Petra Hartlieb: Meine wundervolle Buchhandlung, Dumont 208 Seiten

Warum macht einer oder eine das? Eine Buchhandlung eröffnen, sich über viele Jahre verschulden und dann schuften, schuften und Freunde und Kinder vernachlässigen, um am Ende gerade so viel zu verdienen, dass man den Laden halten kann. Und das alles in diesen amazon-Zeiten. Bücherkauf mit reingehen in einen Laden und angucken und Schlange stehen und dann kaufen oder erst bestellen müssen und wieder hingehen, ist doch total totgeweiht. Online Über alles! Nun die Antwort ist so einfach wie für Pragmatiker, Realisten und Langeweiler suspekt: Aus Lust und der irren Vorstellung, ein Produkt zu verkaufen, hinter dem man (meist) voll und ganz steht - und sei es ein gedrucktes Buch inmitten der digitalen Revolution. Und ein bisschen Naivität und Romantik war auch dabei.


Ok, die beiden kommen aus der Verlagsbranche, als sie sich entscheiden, in Wien eine Buchhandlung zu übernehmen. Diese Entscheidung ist unüberlegt und so hadern sie als sie den Zuschlag bekommen mehr als einmal mit ihrem Tun. Sie kommt eher aus dem Schreiben über Bücher und dem Marketing: er ist gelernter Buchhändler, in den buchseligen 80ern und später erst gar nicht, dann nur am Rand und ganz später hinten im Laden im Büro zugange.

Also schmeißt da eine Frau den Laden, die wie man so schön sagt „On Job“ lernt, wie es geht. Das dürfte viel Zeit und manch Geld gekostet haben. Aber sonst wäre es ja nur eine von den vielen öden rationalen logischen Entscheidungen gewesen...

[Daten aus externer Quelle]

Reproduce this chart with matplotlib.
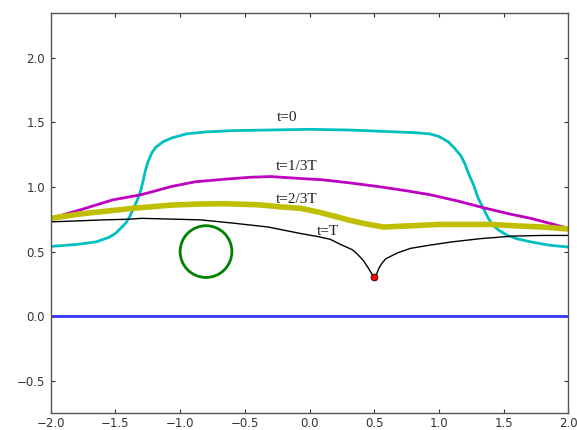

Eine schöne, witzige, ermutigende, bisweilen auch entmutigende Lektüre. Und von der Romantik wie Harvey Keitel in Smoke, jeden morgen den Laden aufschließen, Kundschaft und Geschichten zu erleben, abends mal davor sitzen, gucken, was passiert, davon bleibt nicht viel übrig. Es ist hölleviel Arbeit. Und Arbeit. Und abends noch Büchertische. Und bekloppte Kunden. Aber auch witzige Begegnungen und Existenzängste im Dauerwachstum und noch mehr Schulden und Geld leihen und Weitermachen und in der  Weihnachtszeit 16-18 Stunden durchgehend verkaufen, reden, verpacken, auspacken, verkaufen, reden… usw. Denn nur in diesen vier Wochen erwirtschaftet der Laden das Einkommen der Eigentümer, der letztlich sein Überleben sichert.


Und so liest man mal staunend mal kopfschüttelnd, mal ein bisschen gelangweilt im immer gleichen manchmal überrascht klingenden Ton diese Erfolgsgeschichte ohne irgendeinen fetten finanziellen Erfolg, liest von dem guten Leben, das die Autorin immer wieder betont zu haben (trotz allem oder gerade deswegen), auch wenn das Leben vor allem aus Arbeit zu bestehen scheint. Bevor sie selbst auch noch anfängt, Krimis zu schreiben und ja schließlich auch dieses Buch, das man gerade liest, geschrieben hat. Nebenher. Irgendwie.

Sie kommt trotz busybusy-Sein sympathisch rüber und ihr Laden auch. Und auch die Art, wie er Erfolg hat, ohne dass dazu Wachstumsstrategien entworfen wurden. Sondern einfach, weil offenbar die Liebe zum Buch und die Bereitschaft zu schuften als Basis funktionieren.


Es ist ja so: wenn es sie nicht mehr gäbe, die kleinen, kämpfenden und mutigen und kompetenten Buchhandlungen, wäre die Welt arm & traurig. „Das Buch“ wird sowieso nie durch E-books ersetzt werden, sondern der Idee von Marshall McLuhan folgend, wird jede Information/literarische Äußerung wohl das ihr gemäße Medium finden - und für sehr viele Bücher und Leser bleibt das einfach Papier.


Und: Wo jetzt sogar amazon Büchläden eröffnet, Second Hand Buchläden aka Antiquariate boomen (vor allem in USA) geht die Zukunft des Buchs in eine weitere Runde. Und dieses Buch ist Ausdruck von Mut und Liebe und dem Gelingen von leidenschaftlichen Entscheidungen, die man dann auch durchhält, wenn es heiß wird.